Anyway, I've got mid-terms this upcoming week. And although mid-terms usually delay AAR's, because I'm off from school the days after, I'm hoping to get the postbellum updates up quickly. Depending on my mood, the next two updates will hopefully bring us up to the start of the Civil War. Until then! :)
 
And yes, I quoted you again. Just make sure you repay the favor. :p

I might not be able to, sadly. I certainly hope the UoB in my game will go down the Maximist/Mosley route, or failing that at least the Federationist - but by God if they go Autonomist I'll smash their sorry asses before you can say 1st People's Popular Militia of Penmynydd, Llangefni and Llanfairpwllgwyngyllgogerychwyrndrobwllllantysiliogogogoch!
 
I might not be able to, sadly. I certainly hope the UoB in my game will go down the Maximist/Mosley route, or failing that at least the Federationist - but by God if they go Autonomist I'll smash their sorry asses before you can say 1st People's Popular Militia of Penmynydd, Llangefni and Llanfairpwllgwyngyllgogerychwyrndrobwllllantysiliogogogoch!
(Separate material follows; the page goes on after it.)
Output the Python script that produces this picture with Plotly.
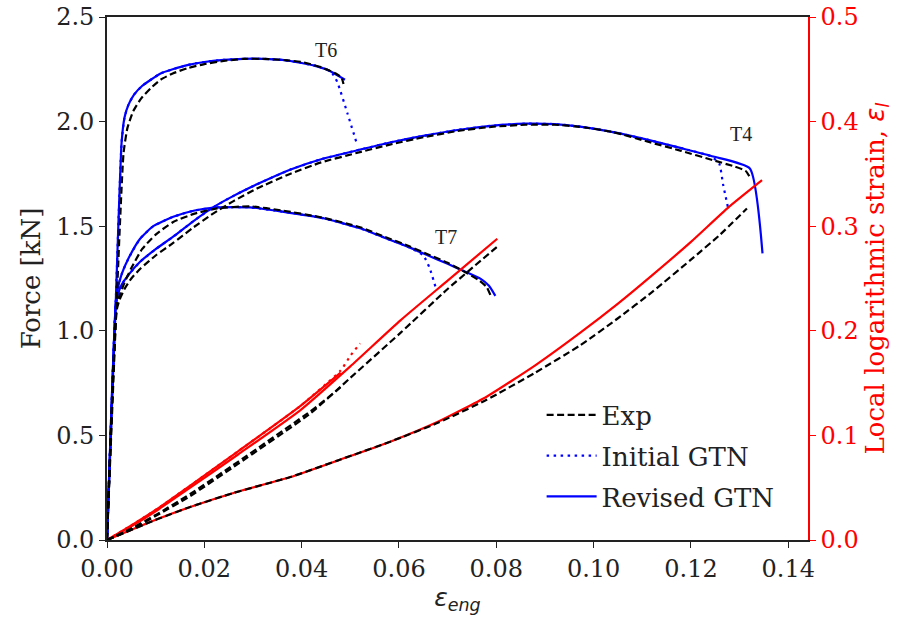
import plotly.graph_objects as go

# ---------------- Force data (left axis, kN) ----------------
# T6
t6_rev_x = [0, 0.0018, 0.0030, 0.0036, 0.0044, 0.0056, 0.0072, 0.0090, 0.0110, 0.0135, 0.0165, 0.0200,
            0.0240, 0.0280, 0.0320, 0.0360, 0.0400, 0.0430, 0.0460, 0.0489]
t6_rev_f = [0, 1.14, 1.90, 2.02, 2.08, 2.13, 2.17, 2.20, 2.23, 2.25, 2.27, 2.285,
            2.295, 2.30, 2.30, 2.295, 2.28, 2.265, 2.24, 2.20]
t6_ini_x = [0, 0.0018, 0.0030, 0.0036, 0.0044, 0.0056, 0.0072, 0.0090, 0.0110, 0.0135, 0.0165, 0.0200,
            0.0240, 0.0280, 0.0320, 0.0360, 0.0400, 0.0430, 0.0460, 0.0473, 0.0494, 0.0514]
t6_ini_f = [0, 1.14, 1.90, 2.02, 2.08, 2.13, 2.17, 2.20, 2.23, 2.25, 2.27, 2.285,
            2.295, 2.30, 2.30, 2.295, 2.28, 2.265, 2.24, 2.19, 2.04, 1.89]
t6_exp_x = [0, 0.0020, 0.0034, 0.0042, 0.0054, 0.0070, 0.0090, 0.0110, 0.0135, 0.0165, 0.0200, 0.0240,
            0.0280, 0.0320, 0.0360, 0.0400, 0.0440, 0.0470, 0.0482, 0.0486]
t6_exp_f = [0, 1.15, 1.85, 1.97, 2.05, 2.11, 2.16, 2.20, 2.23, 2.255, 2.275, 2.29,
            2.30, 2.30, 2.295, 2.285, 2.26, 2.23, 2.21, 2.18]

# T4
t4_rev_x = [0, 0.0018, 0.0022, 0.0030, 0.0045, 0.0068, 0.0100, 0.0136, 0.0175, 0.0218, 0.0260, 0.0308,
            0.0376, 0.0440, 0.0513, 0.0581, 0.0650, 0.0720, 0.0790, 0.0860, 0.0920, 0.0972, 0.1040,
            0.1110, 0.1180, 0.1246, 0.1321, 0.1347]
t4_rev_f = [0, 1.12, 1.17, 1.22, 1.27, 1.33, 1.39, 1.45, 1.52, 1.59, 1.645, 1.70,
            1.77, 1.82, 1.862, 1.90, 1.932, 1.96, 1.98, 1.99, 1.988, 1.976, 1.95,
            1.914, 1.873, 1.833, 1.776, 1.37]
t4_ini_x = [0, 0.0018, 0.0022, 0.0030, 0.0045, 0.0068, 0.0100, 0.0136, 0.0175, 0.0218, 0.0260, 0.0308,
            0.0376, 0.0440, 0.0513, 0.0581, 0.0650, 0.0720, 0.0790, 0.0860, 0.0920, 0.0972, 0.1040,
            0.1110, 0.1180, 0.1240, 0.1258, 0.1266, 0.1276]
t4_ini_f = [0, 1.12, 1.17, 1.22, 1.27, 1.33, 1.39, 1.45, 1.52, 1.59, 1.645, 1.70,
            1.77, 1.82, 1.862, 1.90, 1.932, 1.96, 1.98, 1.99, 1.988, 1.976, 1.95,
            1.914, 1.873, 1.835, 1.80, 1.70, 1.59]
t4_exp_x = [0, 0.0020, 0.0026, 0.0036, 0.0050, 0.0070, 0.0100, 0.0136, 0.0175, 0.0218, 0.0260, 0.0308,
            0.0376, 0.0440, 0.0513, 0.0581, 0.0650, 0.0720, 0.0790, 0.0860, 0.0920, 0.0972, 0.1040,
            0.1110, 0.1180, 0.1246, 0.1290, 0.1312, 0.1321]
t4_exp_f = [0, 1.10, 1.15, 1.20, 1.25, 1.30, 1.36, 1.42, 1.49, 1.56, 1.62, 1.68,
            1.75, 1.805, 1.85, 1.89, 1.925, 1.955, 1.975, 1.985, 1.985, 1.975, 1.95,
            1.905, 1.86, 1.815, 1.785, 1.765, 1.735]

# T7
t7_rev_x = [0, 0.0018, 0.0022, 0.0030, 0.0045, 0.0068, 0.0095, 0.0136, 0.0180, 0.0226, 0.0294, 0.0360,
            0.0445, 0.0520, 0.0570, 0.0620, 0.0660, 0.0700, 0.0733, 0.0768, 0.0785, 0.0798]
t7_rev_f = [0, 1.13, 1.20, 1.27, 1.35, 1.44, 1.50, 1.545, 1.575, 1.59, 1.59, 1.57,
            1.538, 1.49, 1.445, 1.40, 1.36, 1.32, 1.286, 1.248, 1.215, 1.167]
t7_ini_x = [0, 0.0018, 0.0022, 0.0030, 0.0045, 0.0068, 0.0095, 0.0136, 0.0180, 0.0226, 0.0294, 0.0360,
            0.0445, 0.0520, 0.0570, 0.0620, 0.0650, 0.0663, 0.0675]
t7_ini_f = [0, 1.13, 1.20, 1.27, 1.35, 1.44, 1.50, 1.545, 1.575, 1.59, 1.59, 1.57,
            1.538, 1.49, 1.445, 1.40, 1.36, 1.30, 1.21]
t7_exp_x = [0, 0.0020, 0.0026, 0.0036, 0.0050, 0.0072, 0.0100, 0.0136, 0.0180, 0.0226, 0.0294, 0.0360,
            0.0445, 0.0520, 0.0570, 0.0620, 0.0660, 0.0700, 0.0733, 0.0765, 0.0780, 0.0788]
t7_exp_f = [0, 1.12, 1.17, 1.23, 1.30, 1.39, 1.46, 1.52, 1.56, 1.585, 1.595, 1.575,
            1.54, 1.495, 1.45, 1.405, 1.365, 1.325, 1.285, 1.24, 1.21, 1.17]

# ---------------- Local strain data (right axis) ----------------
t4_eps_rev_x = [0, 0.0104, 0.0171, 0.0260, 0.0377, 0.0480, 0.0582, 0.0680, 0.0780, 0.0880, 0.0972,
                0.1050, 0.1120, 0.1200, 0.1277, 0.1346]
t4_eps_rev = [0, 0.020, 0.0316, 0.045, 0.0602, 0.077, 0.094, 0.113, 0.137, 0.167, 0.198,
              0.226, 0.253, 0.285, 0.318, 0.344]
t4_eps_exp_x = [0, 0.0104, 0.0171, 0.0260, 0.0377, 0.0480, 0.0582, 0.0680, 0.0780, 0.0880, 0.0972,
                0.1050, 0.1120, 0.1200, 0.1260, 0.1315]
t4_eps_exp = [0, 0.020, 0.0316, 0.045, 0.0602, 0.077, 0.094, 0.112, 0.134, 0.160, 0.186,
              0.212, 0.237, 0.268, 0.292, 0.317]

t7_eps_rev_x = [0, 0.0050, 0.0104, 0.0171, 0.0270, 0.0397, 0.0500, 0.0603, 0.0700, 0.0802]
t7_eps_rev = [0, 0.013, 0.0287, 0.050, 0.082, 0.124, 0.166, 0.210, 0.248, 0.288]
t7_eps_exp_x = [0, 0.0050, 0.0104, 0.0171, 0.0270, 0.0418, 0.0500, 0.0603, 0.0700, 0.0806]
t7_eps_exp = [0, 0.010, 0.024, 0.042, 0.073, 0.121, 0.155, 0.198, 0.240, 0.282]

t6_eps_rev_x = [0, 0.0050, 0.0104, 0.0171, 0.0270, 0.0397, 0.0480]
t6_eps_rev = [0, 0.014, 0.030, 0.052, 0.085, 0.128, 0.160]
t6_eps_ini_x = [0, 0.0050, 0.0104, 0.0171, 0.0270, 0.0397, 0.0480, 0.0500, 0.0520]
t6_eps_ini = [0, 0.014, 0.030, 0.052, 0.085, 0.128, 0.162, 0.176, 0.188]
t6_eps_exp_x = [0, 0.0050, 0.0104, 0.0171, 0.0270, 0.0418, 0.0470, 0.0485]
t6_eps_exp = [0, 0.011, 0.025, 0.044, 0.075, 0.123, 0.142, 0.148]

labels = [("T6", 0.0451, 2.343), ("T4", 0.1303, 1.943), ("T7", 0.0697, 1.448)]

x_ticks = [0.00, 0.02, 0.04, 0.06, 0.08, 0.10, 0.12, 0.14]
y_ticks = [0.0, 0.5, 1.0, 1.5, 2.0, 2.5]
y2_ticks = [0.0, 0.1, 0.2, 0.3, 0.4, 0.5]

BLUE = "#0000ff"
RED = "#ff0000"
BLACK = "#000000"
DASH = "7px,3.5px"
DOT = "2.5px,4.5px"
LW = 2.2

fig = go.Figure()

def add(x, y, color, dash, axis="y", name=None, show=False, rank=None, group=None):
    fig.add_trace(go.Scatter(
        x=x, y=y, mode="lines", yaxis=axis,
        line=dict(color=color, width=LW, dash=dash, shape="spline", smoothing=0.5),
        name=name if name else "", showlegend=show,
        legendrank=rank if rank else 1000,
        legendgroup=group if group else None,
        hoverinfo="skip"))

# strain curves (red)
add(t4_eps_rev_x, t4_eps_rev, RED, "solid", "y2")
add(t7_eps_rev_x, t7_eps_rev, RED, "solid", "y2")
add(t6_eps_rev_x, t6_eps_rev, RED, "solid", "y2")
add(t6_eps_ini_x, t6_eps_ini, RED, DOT, "y2")

# revised GTN force
add(t6_rev_x, t6_rev_f, BLUE, "solid", name="Revised GTN", show=True, rank=3, group="c")
add(t4_rev_x, t4_rev_f, BLUE, "solid", group="c")
add(t7_rev_x, t7_rev_f, BLUE, "solid", group="c")
# initial GTN force
add(t6_ini_x, t6_ini_f, BLUE, DOT, name="Initial GTN", show=True, rank=2, group="b")
add(t4_ini_x, t4_ini_f, BLUE, DOT, group="b")
add(t7_ini_x, t7_ini_f, BLUE, DOT, group="b")
# experiments
add(t6_exp_x, t6_exp_f, BLACK, DASH, name="Exp", show=True, rank=1, group="a")
add(t4_exp_x, t4_exp_f, BLACK, DASH, group="a")
add(t7_exp_x, t7_exp_f, BLACK, DASH, group="a")
add(t4_eps_exp_x, t4_eps_exp, BLACK, DASH, "y2", group="a")
add(t7_eps_exp_x, t7_eps_exp, BLACK, DASH, "y2", group="a")
add(t6_eps_exp_x, t6_eps_exp, BLACK, DASH, "y2", group="a")

for txt, lx, ly in labels:
    fig.add_annotation(x=lx, y=ly, text=txt, showarrow=False, xref="x", yref="y",
                       font=dict(family="Liberation Serif", size=20, color="#222"))

SERIF = "DejaVu Serif"
fig.update_layout(
    width=901, height=618,
    margin=dict(l=107, r=93, t=17, b=78, autoexpand=False),
    plot_bgcolor="white", paper_bgcolor="white",
    font=dict(family=SERIF, size=24, color="#222"),
    xaxis=dict(range=[0, 0.14405], tickvals=x_ticks, ticktext=[f"{v:.2f}" for v in x_ticks],
               showline=True, linecolor="#222", linewidth=1.6, mirror=True,
               ticks="outside", ticklen=6, tickwidth=1.4, tickcolor="#222",
               tickfont=dict(family=SERIF, size=24, color="#222"),
               showgrid=False, zeroline=False, automargin=False,
               title=dict(text="<i>ε</i><sub><i>eng</i></sub>",
                          font=dict(family="DejaVu Sans", size=25, color="#222"), standoff=4)),
    yaxis=dict(range=[0, 2.5], tickvals=y_ticks, ticktext=[f"{v:.1f}" for v in y_ticks],
               showline=True, linecolor="#222", linewidth=1.6,
               ticks="outside", ticklen=6, tickwidth=1.4, tickcolor="#222",
               tickfont=dict(family=SERIF, size=24, color="#222"),
               showgrid=False, zeroline=False, automargin=False,
               title=dict(text="Force [kN]", font=dict(family=SERIF, size=26, color="#222"), standoff=8)),
    yaxis2=dict(range=[0, 0.5], overlaying="y", side="right",
                tickvals=y2_ticks, ticktext=[f"{v:.1f}" for v in y2_ticks],
                showline=True, linecolor=RED, linewidth=1.6,
                ticks="outside", ticklen=6, tickwidth=1.4, tickcolor=RED,
                tickfont=dict(color=RED, family=SERIF, size=24),
                showgrid=False, zeroline=False, automargin=False,
                title=dict(text="Local logarithmic strain, <span style=\"font-family:DejaVu Sans\"><i>ε<sub>l</sub></i></span>",
                           font=dict(family=SERIF, size=26, color=RED), standoff=8)),
    legend=dict(x=0.62, y=0.284, xanchor="left", yanchor="top",
                bgcolor="rgba(255,255,255,0)", borderwidth=0,
                font=dict(family=SERIF, size=26, color="#222"),
                tracegroupgap=4, traceorder="grouped", itemwidth=50),
    showlegend=True,
)

fig.write_html("out.html")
...so you'll beat them within four years, you mean? :p
 
...so you'll beat them within four years, you mean? :p

And if the Germans beat me to it, I'll break them up into a bunch of tiny states instead! *shakes fist*
 
And if the Germans beat me to it, I'll break them up into a bunch of tiny states instead! *shakes fist*

And what if the Congregationalists under glorious Annie Kennedy triumph?
 
I might not be able to, sadly. I certainly hope the UoB in my game will go down the Maximist/Mosley route, or failing that at least the Federationist - but by God if they go Autonomist I'll smash their sorry asses before you can say 1st People's Popular Militia of Penmynydd, Llangefni and Llanfairpwllgwyngyllgogerychwyrndrobwllllantysiliogogogoch!

...so you'll beat them within four years, you mean? :p

No, it will obviously be an immensely swift victory. :p

This thread seems to have somehow slipped from my subscriptions, so I've spent the past few days catching up with my acquired reading deficit. Great stuff as ever, King. The journey to the oncoming civil war has indeed been most exciting to read about.